> WHAT YOU HAVE TO DO: Without the pictures, extract every line from the start of the material to the line containing "80, 85, 90];", both ends included.

□ □ □

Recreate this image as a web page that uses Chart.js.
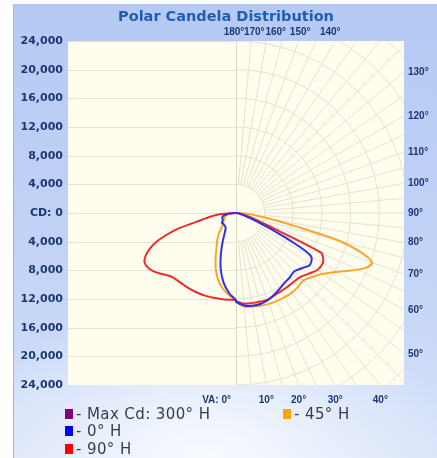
<!DOCTYPE html>
<html>
<head>
<meta charset="utf-8">
<script src="https://cdn.jsdelivr.net/npm/chart.js@4"></script>
<style>
  html, body { margin: 0; padding: 0; background: #fff; }
  #frame {
    position: absolute; left: 13px; top: 4px; width: 424px; height: 454px;
    border-left: 1px solid #9fb5e6; border-top: 1px solid #b3c6ef;
    background:
      radial-gradient(ellipse 60% 35% at 45% 100%, rgba(250,252,255,0.95) 0%, rgba(250,252,255,0) 100%),
      linear-gradient(to bottom, #b5c9f3 0%, #c3d4f6 60%, #d9e4fa 100%);
  }
  #wrap { position: absolute; left: 0; top: 0; width: 437px; height: 458px; }
  #legend {
    position: absolute; left: 65px; top: 405px;
    display: grid; grid-auto-flow: column;
    grid-template-rows: repeat(3, 17.5px); grid-template-columns: 218px auto;
    font: 15px "DejaVu Sans", sans-serif; letter-spacing: 0.4px; color: #3b3b4c;
  }
  #legend .item { display: flex; align-items: center; white-space: nowrap; }
  #legend .box { width: 8px; height: 10px; margin-right: 3px; }
</style>
</head>
<body>
<div id="frame"></div>
<div id="wrap"><canvas id="polar" width="437" height="458"></canvas></div>
<div id="legend"></div>
<script>
// vertical angles (0 = straight down, 90 = horizontal)
const vaAngles = [0, 5, 10, 15, 20, 25, 30, 35, 40, 45, 50, 55, 60, 62.5, 65, 67.5, 70, 72.5, 75, 77.5, 80, 85, 90];

// candela per vertical angle, right half (H) and left half (H + 180)
const cd0H   = [12400, 12950, 13150, 13150, 12950, 12600, 12200, 11850, 11700, 11500, 12000, 12600, 12100, 9300, 5800, 3300, 2000, 1300, 900, 600, 400, 200, 0];
const cd180H = [12200, 11200, 9900, 8200, 6200, 4400, 3100, 2500, 2400, 2350, 2350, 2400, 2150, 2100, 2050, 2050, 2050, 2000, 1950, 1800, 1500, 900, 0];
const cd90H  = [12300, 12700, 12770, 12820, 12880, 12700, 12600, 12560, 12530, 12650, 13200, 13870, 14000, 13700, 13100, 6300, 3800, 2500, 1700, 1100, 700, 300, 0];
const cd270H = [12140, 12140, 12180, 12250, 12310, 12350, 12390, 12400, 12450, 12630, 13300, 14150, 14550, 14400, 13850, 13000, 11900, 10200, 8300, 5600, 4300, 2500, 500];
const cd45H  = [12400, 13100, 13250, 13400, 13500, 13530, 13560, 13580, 13450, 13300, 13900, 14800, 16400, 17500, 18700, 19800, 20200, 18300, 14700, 8600, 5000, 2000, 400];
const cd225H = [12250, 11500, 10700, 9650, 8270, 6700, 5400, 4550, 3700, 2800, 2400, 2150, 1950, 1850, 1800, 1700, 1650, 1550, 1450, 1350, 1250, 1000, 600];

const seriesLabels = ['- Max Cd: 300\u00b0 H', '- 0\u00b0 H', '- 90\u00b0 H', '- 45\u00b0 H'];
const seriesColors = ['#7b1a7e', '#2f2fe6', '#ee2b2b', '#f7a82c'];
const legendColors = ['#800080', '#0000ff', '#ff0000', '#ffa500'];

// axis labels
const cdLevels = [-24000, -20000, -16000, -12000, -8000, -4000, 0, 4000, 8000, 12000, 16000, 20000, 24000];
const topAngles = [180, 170, 160, 150, 140];
const rightAngles = [130, 120, 110, 100, 90, 80, 70, 60, 50];
const bottomAngles = [0, 10, 20, 30, 40];
const ringStep = 4000;
const spokeStep = 5;
const xHalf = 23440;

const rad = (d) => d * Math.PI / 180;

function curve(leftCd, rightCd) {
  const pts = [];
  for (let i = vaAngles.length - 1; i >= 0; i--) {
    const a = rad(vaAngles[i]);
    pts.push({ x: -leftCd[i] * Math.sin(a), y: -leftCd[i] * Math.cos(a) });
  }
  for (let i = 0; i < vaAngles.length; i++) {
    const a = rad(vaAngles[i]);
    pts.push({ x: rightCd[i] * Math.sin(a), y: -rightCd[i] * Math.cos(a) });
  }
  pts.push({ x: pts[0].x, y: pts[0].y });
  return pts;
}

const curves = [[], curve(cd180H, cd0H), curve(cd270H, cd90H), curve(cd225H, cd45H)];

const gridColor = '#e5e2d3';
const labelColor = '#1c3774';
const smallFont = 'bold 10px "Liberation Sans", Arial, sans-serif';

const polarGrid = {
  id: 'polarGrid',
  beforeDraw(chart) {
    const { ctx, chartArea: a } = chart;
    ctx.save();
    ctx.fillStyle = '#fffdee';
    ctx.fillRect(a.left, a.top, a.right - a.left, a.bottom - a.top);
    ctx.restore();
  },
  beforeDatasetsDraw(chart) {
    const { ctx, chartArea: a, scales: { x, y } } = chart;
    const cx = x.getPixelForValue(0), cy = y.getPixelForValue(0);
    const pxPer = x.getPixelForValue(ringStep) - cx;
    ctx.save();
    ctx.strokeStyle = gridColor;
    ctx.lineWidth = 1;

    // left half: straight levels
    ctx.save();
    ctx.beginPath();
    ctx.rect(a.left, a.top, cx - a.left, a.bottom - a.top);
    ctx.clip();
    cdLevels.forEach(v => {
      const py = Math.round(y.getPixelForValue(v)) + 0.5;
      ctx.beginPath(); ctx.moveTo(a.left, py); ctx.lineTo(cx, py); ctx.stroke();
    });
    ctx.restore();

    // right half: rings and spokes
    ctx.save();
    ctx.beginPath();
    ctx.rect(cx, a.top, a.right - cx, a.bottom - a.top);
    ctx.clip();
    for (let k = 1; k <= 9; k++) {
      ctx.beginPath();
      ctx.arc(cx, cy, k * pxPer, -Math.PI / 2, Math.PI / 2);
      ctx.stroke();
    }
    for (let va = spokeStep; va < 180; va += spokeStep) {
      const s = Math.sin(rad(va)), c = Math.cos(rad(va));
      ctx.beginPath();
      ctx.moveTo(x.getPixelForValue(ringStep * s), y.getPixelForValue(-ringStep * c));
      ctx.lineTo(x.getPixelForValue(60000 * s), y.getPixelForValue(-60000 * c));
      ctx.stroke();
    }
    ctx.restore();

    // vertical axis line
    const vx = Math.round(cx) + 0.5;
    ctx.strokeStyle = '#dcd9c8';
    ctx.beginPath(); ctx.moveTo(vx, a.top); ctx.lineTo(vx, a.bottom); ctx.stroke();
    ctx.restore();
  },
  afterDraw(chart) {
    const { ctx, chartArea: a, scales: { x, y } } = chart;
    ctx.save();
    // title
    ctx.fillStyle = '#1f5fb3';
    ctx.font = 'bold 14.5px "DejaVu Sans", sans-serif';
    ctx.textAlign = 'center';
    ctx.textBaseline = 'alphabetic';
    ctx.fillText('Polar Candela Distribution', 226, 21);

    ctx.fillStyle = labelColor;
    ctx.font = smallFont;
    // top: where the spoke crosses the 16,000 level
    ctx.textAlign = 'center';
    topAngles.forEach(va => {
      const t = Math.tan(rad(180 - va));
      ctx.fillText(va + '\u00b0', x.getPixelForValue(16000 * t) - 2, a.top - 6);
    });
    // right edge crossings
    ctx.textAlign = 'left';
    ctx.textBaseline = 'middle';
    rightAngles.forEach(va => {
      const yv = -xHalf / Math.tan(rad(va));
      ctx.fillText(va + '\u00b0', a.right + 4, y.getPixelForValue(yv));
    });
    // bottom edge crossings
    ctx.textAlign = 'center';
    bottomAngles.forEach(va => {
      const px = x.getPixelForValue(24000 * Math.tan(rad(va)));
      if (va === 0) {
        ctx.textAlign = 'right';
        ctx.fillText('VA: 0\u00b0', px - 5, a.bottom + 15);
        ctx.textAlign = 'center';
      } else {
        ctx.fillText(va + '\u00b0', px, a.bottom + 15);
      }
    });
    ctx.restore();
  }
};

const chart = new Chart(document.getElementById('polar'), {
  type: 'scatter',
  data: {
    datasets: seriesLabels.map((label, i) => ({
      label,
      data: curves[i],
      showLine: true,
      borderColor: seriesColors[i],
      backgroundColor: legendColors[i],
      borderWidth: 2,
      pointRadius: 0,
      tension: 0.3,
      fill: false
    }))
  },
  options: {
    responsive: false,
    animation: false,
    layout: { padding: { top: 41, right: 33, bottom: 73, left: 0 } },
    plugins: { legend: { display: false }, tooltip: { enabled: false }, title: { display: false } },
    scales: {
      x: { type: 'linear', min: -xHalf, max: xHalf, display: false },
      y: {
        type: 'linear', min: -24000, max: 24000,
        afterBuildTicks: (axis) => { axis.ticks = cdLevels.map(v => ({ value: v })); },
        afterFit: (axis) => { axis.width = 68; },
        grid: { display: false, drawTicks: false },
        border: { display: false },
        ticks: {
          padding: 5,
          color: labelColor,
          font: { family: '"DejaVu Sans", sans-serif', size: 11, weight: 'bold' },
          callback: (v) => v === 0 ? 'CD: 0' : Math.abs(v).toLocaleString('en-US')
        }
      }
    }
  },
  plugins: [polarGrid]
});

// legend: column-major, three rows
const legend = document.getElementById('legend');
chart.data.datasets.forEach((ds) => {
  const item = document.createElement('div');
  item.className = 'item';
  const box = document.createElement('span');
  box.className = 'box';
  box.style.background = ds.backgroundColor;
  const txt = document.createElement('span');
  txt.textContent = ds.label;
  item.appendChild(box);
  item.appendChild(txt);
  legend.appendChild(item);
});
</script>
</body>
</html>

□ □ □

> EXERCISE SOLUTION:
Recreate this image as a web page that uses Chart.js.
<!DOCTYPE html>
<html>
<head>
<meta charset="utf-8">
<script src="https://cdn.jsdelivr.net/npm/chart.js@4"></script>
<style>
  html, body { margin: 0; padding: 0; background: #fff; }
  #frame {
    position: absolute; left: 13px; top: 4px; width: 424px; height: 454px;
    border-left: 1px solid #9fb5e6; border-top: 1px solid #b3c6ef;
    background:
      radial-gradient(ellipse 60% 35% at 45% 100%, rgba(250,252,255,0.95) 0%, rgba(250,252,255,0) 100%),
      linear-gradient(to bottom, #b5c9f3 0%, #c3d4f6 60%, #d9e4fa 100%);
  }
  #wrap { position: absolute; left: 0; top: 0; width: 437px; height: 458px; }
  #legend {
    position: absolute; left: 65px; top: 405px;
    display: grid; grid-auto-flow: column;
    grid-template-rows: repeat(3, 17.5px); grid-template-columns: 218px auto;
    font: 15px "DejaVu Sans", sans-serif; letter-spacing: 0.4px; color: #3b3b4c;
  }
  #legend .item { display: flex; align-items: center; white-space: nowrap; }
  #legend .box { width: 8px; height: 10px; margin-right: 3px; }
</style>
</head>
<body>
<div id="frame"></div>
<div id="wrap"><canvas id="polar" width="437" height="458"></canvas></div>
<div id="legend"></div>
<script>
// vertical angles (0 = straight down, 90 = horizontal)
const vaAngles = [0, 5, 10, 15, 20, 25, 30, 35, 40, 45, 50, 55, 60, 62.5, 65, 67.5, 70, 72.5, 75, 77.5, 80, 85, 90];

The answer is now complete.